INFORMATION SHOWN —
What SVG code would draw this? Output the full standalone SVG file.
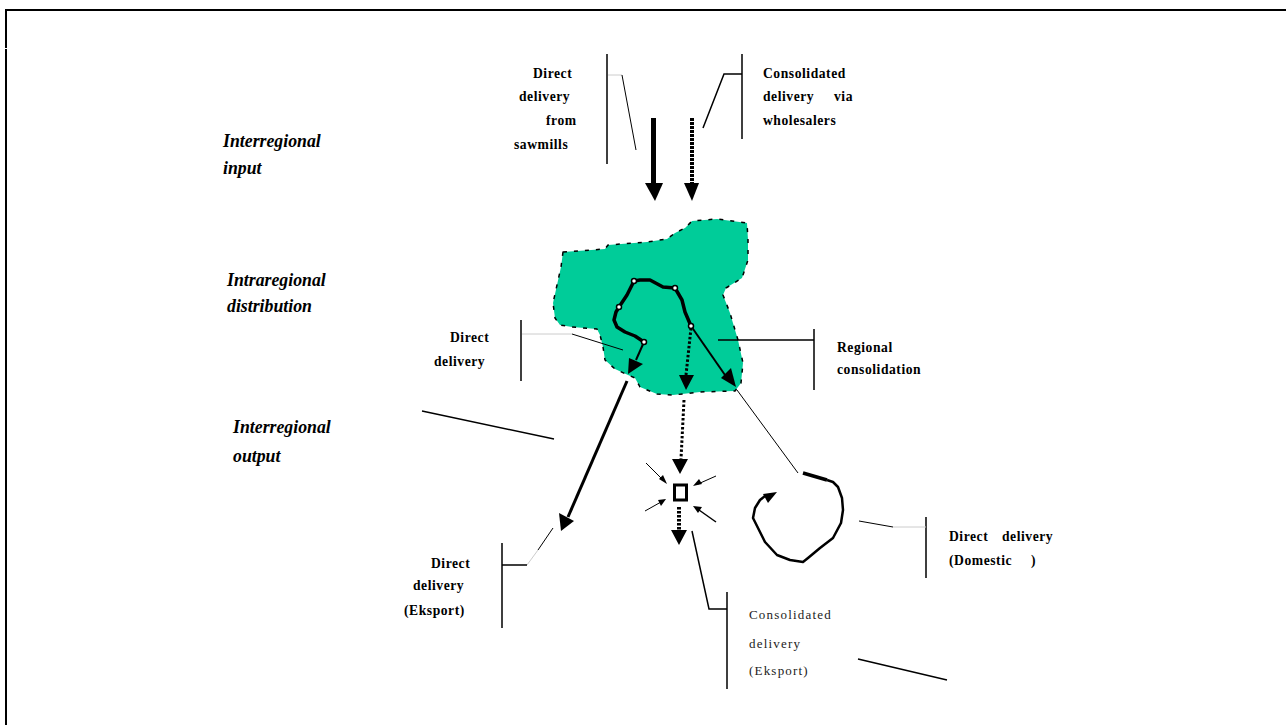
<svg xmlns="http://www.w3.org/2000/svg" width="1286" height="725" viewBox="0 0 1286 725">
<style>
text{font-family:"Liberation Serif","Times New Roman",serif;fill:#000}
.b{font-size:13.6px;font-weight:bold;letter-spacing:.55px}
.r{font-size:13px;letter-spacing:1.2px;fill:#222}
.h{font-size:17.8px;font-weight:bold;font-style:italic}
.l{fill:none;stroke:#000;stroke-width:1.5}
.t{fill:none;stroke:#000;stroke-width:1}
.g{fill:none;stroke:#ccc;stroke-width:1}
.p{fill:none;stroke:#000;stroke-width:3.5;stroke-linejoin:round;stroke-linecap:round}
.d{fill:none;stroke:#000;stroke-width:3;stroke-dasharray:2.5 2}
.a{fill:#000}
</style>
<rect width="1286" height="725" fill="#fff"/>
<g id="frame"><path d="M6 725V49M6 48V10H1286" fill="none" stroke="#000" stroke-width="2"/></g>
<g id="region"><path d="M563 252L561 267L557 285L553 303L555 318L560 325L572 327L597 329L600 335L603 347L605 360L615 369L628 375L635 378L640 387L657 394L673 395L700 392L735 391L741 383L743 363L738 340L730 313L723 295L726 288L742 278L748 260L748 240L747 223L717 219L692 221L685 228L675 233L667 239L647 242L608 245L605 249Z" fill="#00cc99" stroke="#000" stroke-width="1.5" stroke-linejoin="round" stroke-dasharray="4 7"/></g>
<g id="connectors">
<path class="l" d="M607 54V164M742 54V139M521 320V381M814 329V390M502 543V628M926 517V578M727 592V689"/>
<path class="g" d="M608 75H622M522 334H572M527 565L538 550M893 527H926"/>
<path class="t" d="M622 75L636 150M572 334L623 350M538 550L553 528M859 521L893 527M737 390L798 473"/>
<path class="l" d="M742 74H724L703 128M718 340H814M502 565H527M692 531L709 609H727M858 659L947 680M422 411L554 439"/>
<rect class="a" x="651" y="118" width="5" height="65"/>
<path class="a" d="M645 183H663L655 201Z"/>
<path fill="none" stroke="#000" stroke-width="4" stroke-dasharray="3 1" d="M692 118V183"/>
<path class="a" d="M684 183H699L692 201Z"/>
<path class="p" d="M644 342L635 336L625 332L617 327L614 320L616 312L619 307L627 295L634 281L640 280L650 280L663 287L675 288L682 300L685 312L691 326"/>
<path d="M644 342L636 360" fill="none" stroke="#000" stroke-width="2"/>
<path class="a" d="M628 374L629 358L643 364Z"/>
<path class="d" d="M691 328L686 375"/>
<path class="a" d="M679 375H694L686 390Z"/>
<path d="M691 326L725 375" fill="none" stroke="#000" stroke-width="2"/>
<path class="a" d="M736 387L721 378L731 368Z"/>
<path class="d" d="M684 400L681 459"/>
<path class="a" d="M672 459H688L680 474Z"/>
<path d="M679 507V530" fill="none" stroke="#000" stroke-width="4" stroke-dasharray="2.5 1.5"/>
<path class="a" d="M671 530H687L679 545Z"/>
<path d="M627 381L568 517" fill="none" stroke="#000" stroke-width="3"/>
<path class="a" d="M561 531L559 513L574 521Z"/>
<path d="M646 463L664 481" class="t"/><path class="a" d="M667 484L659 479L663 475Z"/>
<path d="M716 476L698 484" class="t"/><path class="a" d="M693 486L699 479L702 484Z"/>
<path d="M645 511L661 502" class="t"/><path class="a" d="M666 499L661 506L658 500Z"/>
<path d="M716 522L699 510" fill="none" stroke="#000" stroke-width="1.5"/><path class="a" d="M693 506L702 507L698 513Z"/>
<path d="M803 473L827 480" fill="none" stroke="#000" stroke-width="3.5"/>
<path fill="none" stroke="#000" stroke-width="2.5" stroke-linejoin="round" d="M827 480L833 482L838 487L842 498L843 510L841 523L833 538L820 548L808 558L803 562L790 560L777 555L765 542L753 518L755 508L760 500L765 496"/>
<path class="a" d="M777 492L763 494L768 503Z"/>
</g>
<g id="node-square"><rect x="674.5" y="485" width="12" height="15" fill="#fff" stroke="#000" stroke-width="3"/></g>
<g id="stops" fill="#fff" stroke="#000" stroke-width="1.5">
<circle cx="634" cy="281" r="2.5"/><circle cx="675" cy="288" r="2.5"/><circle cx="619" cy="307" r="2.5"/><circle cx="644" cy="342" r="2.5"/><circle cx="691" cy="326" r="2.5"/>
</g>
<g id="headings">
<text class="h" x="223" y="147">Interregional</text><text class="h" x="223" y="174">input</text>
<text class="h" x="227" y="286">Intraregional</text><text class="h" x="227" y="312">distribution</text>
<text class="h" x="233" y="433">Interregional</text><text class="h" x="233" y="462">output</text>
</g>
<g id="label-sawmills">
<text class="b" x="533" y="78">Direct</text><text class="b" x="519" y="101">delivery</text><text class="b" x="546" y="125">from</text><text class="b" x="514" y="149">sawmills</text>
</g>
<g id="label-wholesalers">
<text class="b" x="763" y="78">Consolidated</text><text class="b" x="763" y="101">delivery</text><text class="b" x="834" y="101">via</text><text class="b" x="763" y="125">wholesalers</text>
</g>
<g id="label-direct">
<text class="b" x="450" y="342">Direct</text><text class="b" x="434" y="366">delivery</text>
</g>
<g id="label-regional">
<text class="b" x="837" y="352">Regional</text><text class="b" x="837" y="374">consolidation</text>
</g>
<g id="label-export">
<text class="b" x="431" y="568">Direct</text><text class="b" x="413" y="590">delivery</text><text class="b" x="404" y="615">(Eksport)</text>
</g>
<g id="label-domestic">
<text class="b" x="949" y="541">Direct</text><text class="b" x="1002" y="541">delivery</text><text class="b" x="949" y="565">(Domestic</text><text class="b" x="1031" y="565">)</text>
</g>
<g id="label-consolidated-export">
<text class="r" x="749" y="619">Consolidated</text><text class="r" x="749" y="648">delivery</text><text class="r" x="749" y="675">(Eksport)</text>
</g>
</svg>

TASK INSTRUCTIONS — Without the pictures, write out all of the material exactly.

COMPLETE OUTPUT —
What SVG code would draw this? Output the full standalone SVG file.
<svg xmlns="http://www.w3.org/2000/svg" width="1286" height="725" viewBox="0 0 1286 725">
<style>
text{font-family:"Liberation Serif","Times New Roman",serif;fill:#000}
.b{font-size:13.6px;font-weight:bold;letter-spacing:.55px}
.r{font-size:13px;letter-spacing:1.2px;fill:#222}
.h{font-size:17.8px;font-weight:bold;font-style:italic}
.l{fill:none;stroke:#000;stroke-width:1.5}
.t{fill:none;stroke:#000;stroke-width:1}
.g{fill:none;stroke:#ccc;stroke-width:1}
.p{fill:none;stroke:#000;stroke-width:3.5;stroke-linejoin:round;stroke-linecap:round}
.d{fill:none;stroke:#000;stroke-width:3;stroke-dasharray:2.5 2}
.a{fill:#000}
</style>
<rect width="1286" height="725" fill="#fff"/>
<g id="frame"><path d="M6 725V49M6 48V10H1286" fill="none" stroke="#000" stroke-width="2"/></g>
<g id="region"><path d="M563 252L561 267L557 285L553 303L555 318L560 325L572 327L597 329L600 335L603 347L605 360L615 369L628 375L635 378L640 387L657 394L673 395L700 392L735 391L741 383L743 363L738 340L730 313L723 295L726 288L742 278L748 260L748 240L747 223L717 219L692 221L685 228L675 233L667 239L647 242L608 245L605 249Z" fill="#00cc99" stroke="#000" stroke-width="1.5" stroke-linejoin="round" stroke-dasharray="4 7"/></g>
<g id="connectors">
<path class="l" d="M607 54V164M742 54V139M521 320V381M814 329V390M502 543V628M926 517V578M727 592V689"/>
<path class="g" d="M608 75H622M522 334H572M527 565L538 550M893 527H926"/>
<path class="t" d="M622 75L636 150M572 334L623 350M538 550L553 528M859 521L893 527M737 390L798 473"/>
<path class="l" d="M742 74H724L703 128M718 340H814M502 565H527M692 531L709 609H727M858 659L947 680M422 411L554 439"/>
<rect class="a" x="651" y="118" width="5" height="65"/>
<path class="a" d="M645 183H663L655 201Z"/>
<path fill="none" stroke="#000" stroke-width="4" stroke-dasharray="3 1" d="M692 118V183"/>
<path class="a" d="M684 183H699L692 201Z"/>
<path class="p" d="M644 342L635 336L625 332L617 327L614 320L616 312L619 307L627 295L634 281L640 280L650 280L663 287L675 288L682 300L685 312L691 326"/>
<path d="M644 342L636 360" fill="none" stroke="#000" stroke-width="2"/>
<path class="a" d="M628 374L629 358L643 364Z"/>
<path class="d" d="M691 328L686 375"/>
<path class="a" d="M679 375H694L686 390Z"/>
<path d="M691 326L725 375" fill="none" stroke="#000" stroke-width="2"/>
<path class="a" d="M736 387L721 378L731 368Z"/>
<path class="d" d="M684 400L681 459"/>
<path class="a" d="M672 459H688L680 474Z"/>
<path d="M679 507V530" fill="none" stroke="#000" stroke-width="4" stroke-dasharray="2.5 1.5"/>
<path class="a" d="M671 530H687L679 545Z"/>
<path d="M627 381L568 517" fill="none" stroke="#000" stroke-width="3"/>
<path class="a" d="M561 531L559 513L574 521Z"/>
<path d="M646 463L664 481" class="t"/><path class="a" d="M667 484L659 479L663 475Z"/>
<path d="M716 476L698 484" class="t"/><path class="a" d="M693 486L699 479L702 484Z"/>
<path d="M645 511L661 502" class="t"/><path class="a" d="M666 499L661 506L658 500Z"/>
<path d="M716 522L699 510" fill="none" stroke="#000" stroke-width="1.5"/><path class="a" d="M693 506L702 507L698 513Z"/>
<path d="M803 473L827 480" fill="none" stroke="#000" stroke-width="3.5"/>
<path fill="none" stroke="#000" stroke-width="2.5" stroke-linejoin="round" d="M827 480L833 482L838 487L842 498L843 510L841 523L833 538L820 548L808 558L803 562L790 560L777 555L765 542L753 518L755 508L760 500L765 496"/>
<path class="a" d="M777 492L763 494L768 503Z"/>
</g>
<g id="node-square"><rect x="674.5" y="485" width="12" height="15" fill="#fff" stroke="#000" stroke-width="3"/></g>
<g id="stops" fill="#fff" stroke="#000" stroke-width="1.5">
<circle cx="634" cy="281" r="2.5"/><circle cx="675" cy="288" r="2.5"/><circle cx="619" cy="307" r="2.5"/><circle cx="644" cy="342" r="2.5"/><circle cx="691" cy="326" r="2.5"/>
</g>
<g id="headings">
<text class="h" x="223" y="147">Interregional</text><text class="h" x="223" y="174">input</text>
<text class="h" x="227" y="286">Intraregional</text><text class="h" x="227" y="312">distribution</text>
<text class="h" x="233" y="433">Interregional</text><text class="h" x="233" y="462">output</text>
</g>
<g id="label-sawmills">
<text class="b" x="533" y="78">Direct</text><text class="b" x="519" y="101">delivery</text><text class="b" x="546" y="125">from</text><text class="b" x="514" y="149">sawmills</text>
</g>
<g id="label-wholesalers">
<text class="b" x="763" y="78">Consolidated</text><text class="b" x="763" y="101">delivery</text><text class="b" x="834" y="101">via</text><text class="b" x="763" y="125">wholesalers</text>
</g>
<g id="label-direct">
<text class="b" x="450" y="342">Direct</text><text class="b" x="434" y="366">delivery</text>
</g>
<g id="label-regional">
<text class="b" x="837" y="352">Regional</text><text class="b" x="837" y="374">consolidation</text>
</g>
<g id="label-export">
<text class="b" x="431" y="568">Direct</text><text class="b" x="413" y="590">delivery</text><text class="b" x="404" y="615">(Eksport)</text>
</g>
<g id="label-domestic">
<text class="b" x="949" y="541">Direct</text><text class="b" x="1002" y="541">delivery</text><text class="b" x="949" y="565">(Domestic</text><text class="b" x="1031" y="565">)</text>
</g>
<g id="label-consolidated-export">
<text class="r" x="749" y="619">Consolidated</text><text class="r" x="749" y="648">delivery</text><text class="r" x="749" y="675">(Eksport)</text>
</g>
</svg>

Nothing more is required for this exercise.